India’s aviation sector, one of the fastest-growing markets in the world, is once again under the spotlight—and not for the right reasons. The chaos triggered by IndiGo’s operational disruptions and the subsequent spike in airfares has exposed a systemic fragility that can no longer be brushed aside as an “industry issue.” When flight tickets soar to ₹35,000–₹39,000 on domestic routes, and passengers find themselves stranded without clarity or support, the question is not merely about airline efficiency; it is about regulatory vigilance and the larger governance ecosystem.

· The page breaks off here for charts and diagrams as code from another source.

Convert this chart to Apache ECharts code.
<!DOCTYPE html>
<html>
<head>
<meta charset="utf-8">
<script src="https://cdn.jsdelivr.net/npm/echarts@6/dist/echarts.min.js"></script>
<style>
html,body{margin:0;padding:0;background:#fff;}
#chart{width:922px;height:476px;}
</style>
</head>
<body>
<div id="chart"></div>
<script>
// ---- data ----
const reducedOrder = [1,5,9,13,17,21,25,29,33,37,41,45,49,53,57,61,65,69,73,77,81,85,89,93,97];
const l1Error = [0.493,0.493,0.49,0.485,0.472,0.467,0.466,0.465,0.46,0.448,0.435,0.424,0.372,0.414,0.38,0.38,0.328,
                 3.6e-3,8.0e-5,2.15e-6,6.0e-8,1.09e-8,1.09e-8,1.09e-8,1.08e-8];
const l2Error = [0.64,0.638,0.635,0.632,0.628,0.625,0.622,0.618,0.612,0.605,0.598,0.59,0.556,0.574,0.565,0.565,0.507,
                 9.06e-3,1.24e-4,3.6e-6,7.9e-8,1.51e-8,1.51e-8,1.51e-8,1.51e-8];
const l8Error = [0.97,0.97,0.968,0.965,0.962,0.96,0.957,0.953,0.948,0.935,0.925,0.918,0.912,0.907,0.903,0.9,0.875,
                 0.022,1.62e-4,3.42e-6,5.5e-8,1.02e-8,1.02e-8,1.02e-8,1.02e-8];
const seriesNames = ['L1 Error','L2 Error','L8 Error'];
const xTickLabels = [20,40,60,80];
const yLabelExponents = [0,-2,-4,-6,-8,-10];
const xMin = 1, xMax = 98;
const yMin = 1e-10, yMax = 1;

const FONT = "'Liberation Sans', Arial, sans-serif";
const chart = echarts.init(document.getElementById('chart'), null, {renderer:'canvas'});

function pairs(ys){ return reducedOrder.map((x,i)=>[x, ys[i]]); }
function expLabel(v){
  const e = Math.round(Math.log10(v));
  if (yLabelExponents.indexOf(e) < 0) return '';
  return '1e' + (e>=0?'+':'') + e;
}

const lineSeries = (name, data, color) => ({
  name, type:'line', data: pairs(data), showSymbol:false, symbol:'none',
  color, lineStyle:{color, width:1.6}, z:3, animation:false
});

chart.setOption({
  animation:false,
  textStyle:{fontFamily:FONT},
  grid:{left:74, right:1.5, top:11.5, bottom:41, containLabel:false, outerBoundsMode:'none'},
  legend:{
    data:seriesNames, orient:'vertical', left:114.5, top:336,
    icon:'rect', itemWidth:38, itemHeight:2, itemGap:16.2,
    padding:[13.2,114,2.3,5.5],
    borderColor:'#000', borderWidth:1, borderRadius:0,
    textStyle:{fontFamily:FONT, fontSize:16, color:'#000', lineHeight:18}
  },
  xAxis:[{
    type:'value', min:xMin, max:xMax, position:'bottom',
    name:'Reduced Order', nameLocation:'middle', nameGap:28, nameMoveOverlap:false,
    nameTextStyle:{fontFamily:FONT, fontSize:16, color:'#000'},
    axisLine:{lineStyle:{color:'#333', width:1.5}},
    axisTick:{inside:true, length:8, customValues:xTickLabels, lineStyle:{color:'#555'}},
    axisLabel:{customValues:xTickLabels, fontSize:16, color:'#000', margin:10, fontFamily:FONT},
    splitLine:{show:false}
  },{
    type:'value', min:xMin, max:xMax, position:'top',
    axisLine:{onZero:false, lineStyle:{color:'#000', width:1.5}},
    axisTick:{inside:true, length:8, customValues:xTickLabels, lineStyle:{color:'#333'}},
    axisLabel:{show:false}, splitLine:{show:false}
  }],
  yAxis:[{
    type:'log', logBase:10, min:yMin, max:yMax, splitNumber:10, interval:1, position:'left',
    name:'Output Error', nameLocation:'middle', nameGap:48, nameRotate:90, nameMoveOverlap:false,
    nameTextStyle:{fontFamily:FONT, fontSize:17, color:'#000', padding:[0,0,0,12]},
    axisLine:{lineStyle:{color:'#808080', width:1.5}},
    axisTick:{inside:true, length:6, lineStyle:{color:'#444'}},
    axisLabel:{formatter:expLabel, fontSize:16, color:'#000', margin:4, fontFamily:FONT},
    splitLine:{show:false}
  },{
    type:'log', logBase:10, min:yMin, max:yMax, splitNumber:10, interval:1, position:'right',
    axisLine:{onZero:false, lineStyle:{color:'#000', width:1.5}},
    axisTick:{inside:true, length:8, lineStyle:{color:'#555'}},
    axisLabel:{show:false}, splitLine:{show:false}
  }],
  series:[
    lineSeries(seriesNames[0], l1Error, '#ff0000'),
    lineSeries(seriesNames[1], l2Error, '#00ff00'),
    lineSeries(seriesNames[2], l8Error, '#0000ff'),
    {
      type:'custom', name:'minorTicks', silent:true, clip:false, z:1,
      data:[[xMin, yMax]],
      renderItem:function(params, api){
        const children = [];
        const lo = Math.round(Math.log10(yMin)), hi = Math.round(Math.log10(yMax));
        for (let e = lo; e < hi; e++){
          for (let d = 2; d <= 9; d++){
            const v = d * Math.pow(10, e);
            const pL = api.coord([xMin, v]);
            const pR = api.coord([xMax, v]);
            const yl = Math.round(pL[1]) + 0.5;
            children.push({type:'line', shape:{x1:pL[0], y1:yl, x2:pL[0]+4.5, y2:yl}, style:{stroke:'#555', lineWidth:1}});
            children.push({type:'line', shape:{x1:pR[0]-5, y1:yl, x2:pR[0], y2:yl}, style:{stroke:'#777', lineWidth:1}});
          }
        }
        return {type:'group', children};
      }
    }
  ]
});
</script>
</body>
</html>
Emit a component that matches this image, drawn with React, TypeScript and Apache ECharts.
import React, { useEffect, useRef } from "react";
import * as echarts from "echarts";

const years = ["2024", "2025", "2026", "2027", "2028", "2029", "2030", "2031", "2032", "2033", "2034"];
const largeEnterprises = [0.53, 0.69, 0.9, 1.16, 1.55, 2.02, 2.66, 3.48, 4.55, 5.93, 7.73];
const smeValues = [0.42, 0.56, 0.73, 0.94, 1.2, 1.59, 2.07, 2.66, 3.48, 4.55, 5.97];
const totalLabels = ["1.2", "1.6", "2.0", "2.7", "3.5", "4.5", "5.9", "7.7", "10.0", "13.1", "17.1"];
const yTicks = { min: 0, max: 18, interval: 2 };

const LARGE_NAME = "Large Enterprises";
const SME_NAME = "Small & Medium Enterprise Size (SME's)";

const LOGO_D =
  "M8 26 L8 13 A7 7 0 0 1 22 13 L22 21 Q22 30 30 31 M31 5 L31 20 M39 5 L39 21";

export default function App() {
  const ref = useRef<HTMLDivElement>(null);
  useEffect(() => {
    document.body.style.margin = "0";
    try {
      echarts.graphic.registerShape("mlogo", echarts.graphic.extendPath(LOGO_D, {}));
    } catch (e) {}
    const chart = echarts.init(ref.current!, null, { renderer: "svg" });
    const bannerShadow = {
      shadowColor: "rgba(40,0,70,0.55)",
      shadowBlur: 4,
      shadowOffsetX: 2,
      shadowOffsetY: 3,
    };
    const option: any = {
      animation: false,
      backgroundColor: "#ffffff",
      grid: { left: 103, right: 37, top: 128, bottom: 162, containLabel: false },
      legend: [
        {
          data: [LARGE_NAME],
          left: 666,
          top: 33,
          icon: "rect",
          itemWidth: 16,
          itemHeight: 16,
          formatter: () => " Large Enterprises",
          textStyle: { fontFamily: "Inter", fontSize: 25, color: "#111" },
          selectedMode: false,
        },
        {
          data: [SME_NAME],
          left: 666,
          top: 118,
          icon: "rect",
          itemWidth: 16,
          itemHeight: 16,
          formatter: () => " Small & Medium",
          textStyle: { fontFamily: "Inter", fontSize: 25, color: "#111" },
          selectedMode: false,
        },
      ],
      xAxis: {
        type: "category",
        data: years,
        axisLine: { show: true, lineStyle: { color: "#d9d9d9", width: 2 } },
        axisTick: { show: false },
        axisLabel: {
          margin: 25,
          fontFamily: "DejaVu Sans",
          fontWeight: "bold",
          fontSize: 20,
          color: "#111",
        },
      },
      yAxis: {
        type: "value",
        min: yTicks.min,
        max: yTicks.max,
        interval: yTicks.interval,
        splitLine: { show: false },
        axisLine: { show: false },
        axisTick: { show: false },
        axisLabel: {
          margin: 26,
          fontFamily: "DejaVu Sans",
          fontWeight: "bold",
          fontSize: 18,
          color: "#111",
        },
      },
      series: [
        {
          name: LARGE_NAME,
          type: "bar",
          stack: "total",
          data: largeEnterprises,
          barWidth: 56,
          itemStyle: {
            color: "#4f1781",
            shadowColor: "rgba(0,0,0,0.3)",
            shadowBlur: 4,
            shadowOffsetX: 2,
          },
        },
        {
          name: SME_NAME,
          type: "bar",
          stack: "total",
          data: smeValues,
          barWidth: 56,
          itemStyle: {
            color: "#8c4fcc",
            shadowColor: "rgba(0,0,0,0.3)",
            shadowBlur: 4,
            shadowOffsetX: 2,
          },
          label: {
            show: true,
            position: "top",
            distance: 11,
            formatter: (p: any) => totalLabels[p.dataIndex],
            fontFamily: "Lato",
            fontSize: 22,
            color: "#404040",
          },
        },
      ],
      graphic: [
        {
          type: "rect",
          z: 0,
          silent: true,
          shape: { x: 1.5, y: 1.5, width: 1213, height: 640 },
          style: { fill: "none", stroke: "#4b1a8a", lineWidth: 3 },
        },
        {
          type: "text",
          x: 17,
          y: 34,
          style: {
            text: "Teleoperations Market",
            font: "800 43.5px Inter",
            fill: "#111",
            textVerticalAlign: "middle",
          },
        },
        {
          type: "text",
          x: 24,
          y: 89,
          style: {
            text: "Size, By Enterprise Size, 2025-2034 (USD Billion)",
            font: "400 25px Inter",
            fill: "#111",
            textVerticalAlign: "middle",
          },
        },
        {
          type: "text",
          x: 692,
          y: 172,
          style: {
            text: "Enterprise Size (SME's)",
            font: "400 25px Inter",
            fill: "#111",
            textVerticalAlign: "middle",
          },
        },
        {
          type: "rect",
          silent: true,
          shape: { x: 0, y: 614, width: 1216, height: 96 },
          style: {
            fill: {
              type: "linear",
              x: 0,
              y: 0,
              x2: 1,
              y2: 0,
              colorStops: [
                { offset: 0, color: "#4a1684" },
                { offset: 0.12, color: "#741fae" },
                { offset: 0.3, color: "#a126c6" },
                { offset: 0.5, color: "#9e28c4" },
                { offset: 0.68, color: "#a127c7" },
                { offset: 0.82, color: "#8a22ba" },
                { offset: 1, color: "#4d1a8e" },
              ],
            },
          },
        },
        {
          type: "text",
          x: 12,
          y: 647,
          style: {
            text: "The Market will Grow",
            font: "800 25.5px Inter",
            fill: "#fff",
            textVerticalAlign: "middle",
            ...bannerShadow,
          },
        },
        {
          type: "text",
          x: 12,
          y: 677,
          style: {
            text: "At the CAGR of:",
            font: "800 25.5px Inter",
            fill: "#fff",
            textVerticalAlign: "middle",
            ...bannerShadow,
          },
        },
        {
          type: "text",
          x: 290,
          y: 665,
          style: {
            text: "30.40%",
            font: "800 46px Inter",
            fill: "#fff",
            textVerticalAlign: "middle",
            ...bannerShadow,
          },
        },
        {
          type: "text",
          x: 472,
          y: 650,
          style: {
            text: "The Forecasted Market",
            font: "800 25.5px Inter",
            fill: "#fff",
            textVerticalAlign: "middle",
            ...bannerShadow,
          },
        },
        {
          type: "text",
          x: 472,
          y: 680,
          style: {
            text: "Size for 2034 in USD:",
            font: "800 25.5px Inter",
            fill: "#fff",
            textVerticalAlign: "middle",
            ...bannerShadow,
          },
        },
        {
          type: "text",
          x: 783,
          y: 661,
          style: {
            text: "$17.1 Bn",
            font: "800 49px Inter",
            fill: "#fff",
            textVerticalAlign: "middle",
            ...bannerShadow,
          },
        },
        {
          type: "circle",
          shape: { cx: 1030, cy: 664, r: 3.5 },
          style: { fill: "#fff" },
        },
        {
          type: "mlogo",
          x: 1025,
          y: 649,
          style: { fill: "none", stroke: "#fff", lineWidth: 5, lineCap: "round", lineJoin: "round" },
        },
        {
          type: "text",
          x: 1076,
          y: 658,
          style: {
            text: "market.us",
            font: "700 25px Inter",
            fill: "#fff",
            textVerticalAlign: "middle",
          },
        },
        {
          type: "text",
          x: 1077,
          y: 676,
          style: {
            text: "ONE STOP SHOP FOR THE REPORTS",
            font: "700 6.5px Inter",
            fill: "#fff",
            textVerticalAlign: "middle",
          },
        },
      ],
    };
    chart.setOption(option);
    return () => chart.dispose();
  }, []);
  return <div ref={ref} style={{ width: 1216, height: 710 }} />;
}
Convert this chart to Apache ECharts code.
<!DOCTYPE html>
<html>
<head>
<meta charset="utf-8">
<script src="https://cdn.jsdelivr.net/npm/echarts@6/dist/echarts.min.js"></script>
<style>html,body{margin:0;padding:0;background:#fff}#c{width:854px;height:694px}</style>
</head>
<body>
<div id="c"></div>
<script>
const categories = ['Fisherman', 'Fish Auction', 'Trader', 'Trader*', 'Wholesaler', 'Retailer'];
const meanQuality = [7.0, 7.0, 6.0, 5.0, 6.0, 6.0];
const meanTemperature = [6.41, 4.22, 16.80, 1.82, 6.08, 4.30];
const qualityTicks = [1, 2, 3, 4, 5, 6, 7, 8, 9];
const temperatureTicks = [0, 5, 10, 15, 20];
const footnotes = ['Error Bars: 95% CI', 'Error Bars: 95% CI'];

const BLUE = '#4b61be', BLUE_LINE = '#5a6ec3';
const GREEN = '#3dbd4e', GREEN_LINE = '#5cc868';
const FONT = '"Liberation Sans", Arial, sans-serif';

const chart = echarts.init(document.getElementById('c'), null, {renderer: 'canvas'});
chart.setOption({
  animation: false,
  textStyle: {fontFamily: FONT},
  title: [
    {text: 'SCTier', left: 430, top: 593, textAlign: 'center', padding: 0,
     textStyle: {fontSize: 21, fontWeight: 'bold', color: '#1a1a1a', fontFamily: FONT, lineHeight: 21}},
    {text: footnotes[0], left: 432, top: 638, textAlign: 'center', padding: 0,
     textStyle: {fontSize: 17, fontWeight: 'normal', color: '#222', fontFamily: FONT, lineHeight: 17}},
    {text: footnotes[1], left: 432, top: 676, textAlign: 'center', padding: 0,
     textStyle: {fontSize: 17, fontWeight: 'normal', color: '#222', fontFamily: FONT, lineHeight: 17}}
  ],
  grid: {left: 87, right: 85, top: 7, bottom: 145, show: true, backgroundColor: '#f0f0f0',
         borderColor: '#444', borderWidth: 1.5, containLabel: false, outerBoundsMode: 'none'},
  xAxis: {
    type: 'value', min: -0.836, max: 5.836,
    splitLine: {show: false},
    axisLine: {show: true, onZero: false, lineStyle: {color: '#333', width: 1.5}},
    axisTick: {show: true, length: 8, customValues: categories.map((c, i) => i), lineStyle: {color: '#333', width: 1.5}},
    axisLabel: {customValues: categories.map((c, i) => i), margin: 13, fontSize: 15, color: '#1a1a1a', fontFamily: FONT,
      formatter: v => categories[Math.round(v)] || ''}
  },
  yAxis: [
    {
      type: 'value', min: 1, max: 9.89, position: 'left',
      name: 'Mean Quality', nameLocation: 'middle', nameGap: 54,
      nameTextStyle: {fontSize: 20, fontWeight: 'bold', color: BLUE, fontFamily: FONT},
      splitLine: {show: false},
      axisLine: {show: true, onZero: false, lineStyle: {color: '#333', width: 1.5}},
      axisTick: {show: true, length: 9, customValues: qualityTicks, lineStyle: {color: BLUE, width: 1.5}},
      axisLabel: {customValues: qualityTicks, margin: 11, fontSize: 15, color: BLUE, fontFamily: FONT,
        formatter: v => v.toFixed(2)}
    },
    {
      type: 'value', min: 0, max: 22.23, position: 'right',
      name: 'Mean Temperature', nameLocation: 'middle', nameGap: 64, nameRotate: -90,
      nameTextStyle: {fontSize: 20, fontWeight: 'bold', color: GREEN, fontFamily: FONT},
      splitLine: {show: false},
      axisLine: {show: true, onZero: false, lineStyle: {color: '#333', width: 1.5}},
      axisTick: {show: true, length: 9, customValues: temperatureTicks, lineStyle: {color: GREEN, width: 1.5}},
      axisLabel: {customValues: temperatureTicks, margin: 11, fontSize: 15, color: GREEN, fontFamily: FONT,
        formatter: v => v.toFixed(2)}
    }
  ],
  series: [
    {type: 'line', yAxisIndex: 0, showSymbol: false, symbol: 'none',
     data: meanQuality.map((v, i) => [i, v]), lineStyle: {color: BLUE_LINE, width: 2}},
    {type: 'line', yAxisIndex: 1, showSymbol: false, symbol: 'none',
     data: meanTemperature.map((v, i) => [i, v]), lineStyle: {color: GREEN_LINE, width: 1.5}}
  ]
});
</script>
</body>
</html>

The Delhi High Court’s sharp query—“How can tickets cost this much? What steps did the Centre take during the chaos?”—captures the frustration of a nation that has repeatedly seen crises met with silence or superficial intervention. India’s aviation regulator, DGCA, has frameworks for everything: fare bands, passenger rights, operational norms. But the events of the past week have shown that rules mean little if enforcement is selective and oversight is reactive rather than proactive.

IndiGo’s operational troubles—whether arising from technical glitches, workforce issues or systemic stress—spiralled into a nationwide disruption. Thousands of passengers were stranded, flight schedules collapsed, and alternative bookings became prohibitively expensive within minutes. Dynamic pricing, defended as market economics, turns predatory when consumers have no viable choice. This is where regulation ceases to be a rulebook and becomes a responsibility.

The larger issue is the gap between India’s aviation ambitions and its preparedness. Airports are modernising, fleet sizes are expanding, and passenger numbers are soaring—but crisis management remains weak. Airlines operate on thin margins, staff levels are stretched, and regulators often lack autonomy and real-time enforcement power. The result is a system that functions smoothly only until the inevitable shock arrives.

India cannot afford an aviation ecosystem where accountability disappears during crises and reappears only in post-event reports. Passengers deserve transparency, airlines need clearer operational obligations, and regulators must be equipped with enforcement tools rather than advisories. The sector has matured, but its governance model has not.

As India positions itself as a global economic hub, reliable air travel is not a luxury—it is essential infrastructure. The ongoing storm over fare spikes and operational failures should not end with another investigation file. It must trigger structural reforms, firmer regulatory oversight, and a renewed understanding that aviation is not merely a market—it is a public trust.

If India wants to aim for the skies, those skies must first be made safe, fair, and accountable.